Grace: Oh God, do we have to have opinions about cancel culture? Please, dear God, no. Is this going to be on the exam? OK, then, to say something obvious, the notion that an entire generation of people are so perma-triggered that they would demand, en masse and at once, the resignation of a popular white man on the basis of a clumsily edited, out-of-context clip of him saying “Heil Hitler” during a discussion of literary modernism is utterly improbable, as well as grotesquely insulting to a generation of students who have experienced firsthand the electoral triumphs of fascism and white supremacy in the United States.
This is the kind of paranoid fantasy that a Fox News host cynically spins, and that a small group of mystified white, ex-liberal Gen X-ers have leveraged into lavish Substack revenues. For both of those groups, contempt for the under-40s is a sine qua non and the basis of any and every political analysis. I have no idea what this fantasy is doing in a cheerful Netflix dramedy whose apparent appeal is to millennial girl bosses, whose political identities (and, by extension, micro-demographic marketing tranches) are no less completely shaped by anti-anti-wokeness … unless the sneering contempt with which students are treated by the dominant class — especially queer and trans students, and students of color — passes by unnoticed even in Netflix pitch meetings.

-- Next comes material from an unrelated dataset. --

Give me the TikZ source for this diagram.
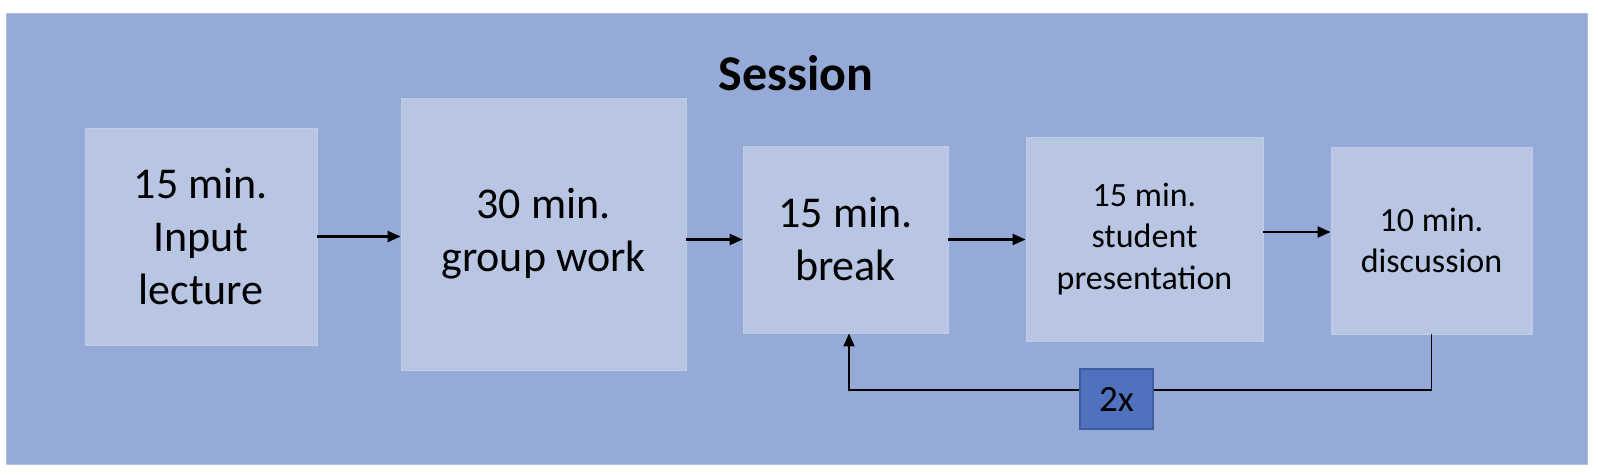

Dan: You’ve pinpointed the problem. What is this fantasy doing here? I think it’s more intentional than you’re suggesting. It’s not just slipping by Netflix’s quality control because it’s dominant-class common sense.
Rebecca: Most people will agree with the three of you that this is just a Fox News fantasy of student outrage. But I work on “bad” humorous objects, and have a slightly more generous reading. Grace asks, Why is this here from (possibly) feminist producers? While you may feel this is punching down and not punching up, this series is trying to address how people read each other in the academy, how generational conflict occurs, how even people of good faith can struggle with each other. You might be surprised by how many conflicts you end up negotiating, as chair, that center on how students and faculty read each other, sometimes in ugly ways. Given that comedy is about excess, I would suggest that we not be oversensitive about a joke about sensitivity.
So I don’t read the Bill plotline as a fantasy. I read it as an anxiety — a classic sitcom set-up that ratchets up the stakes from a ridiculous scenario. I have no take on “cancel culture” because I think the phrase has been emptied out of any substantive intellectual meaning, but I think it’s important to talk about what the series puts in front of us. We have true believers on this campus — faculty and students — who desire something better. What prevents — and here’s a controversial, old-fashioned term, perhaps revealing some generational gaps in this exchange — solidarities around the students being heard, faculty being valued, and the humanities being “saved” (or at least not gutted and dismissed by deans)? I’m a bit too much of a Birmingham School girl to dismiss the show as having simplistic politics.
Grace: What do any of these people want, in the end? “The department’s hanging on by a thread,” says the dean, who also talks about “re-envisioning the humanities.” Re-envisioning them, we are encouraged to think, as something that does not exist. Perhaps Yaz wants to correct Dean Larson on his quotes from A Midsummer Night’s Dream: satisfying, to be sure. Elliot wants his time in the archives — “it’s remarkably peaceful there” — which is to say, I suppose, that he craves the sweet embrace of the grave. In any case, the question would be not how to re-envision the humanities, but why to bother. What, in The Chair, is really worth saving?
Dan: It sometimes feels as if the show is lulling us into wishing a final farewell to these lovable anachronisms, whose discipline seems to have nothing to offer a world that has — Bill included — succumbed to the sovereignty of the dollar, the asset, and the value-add.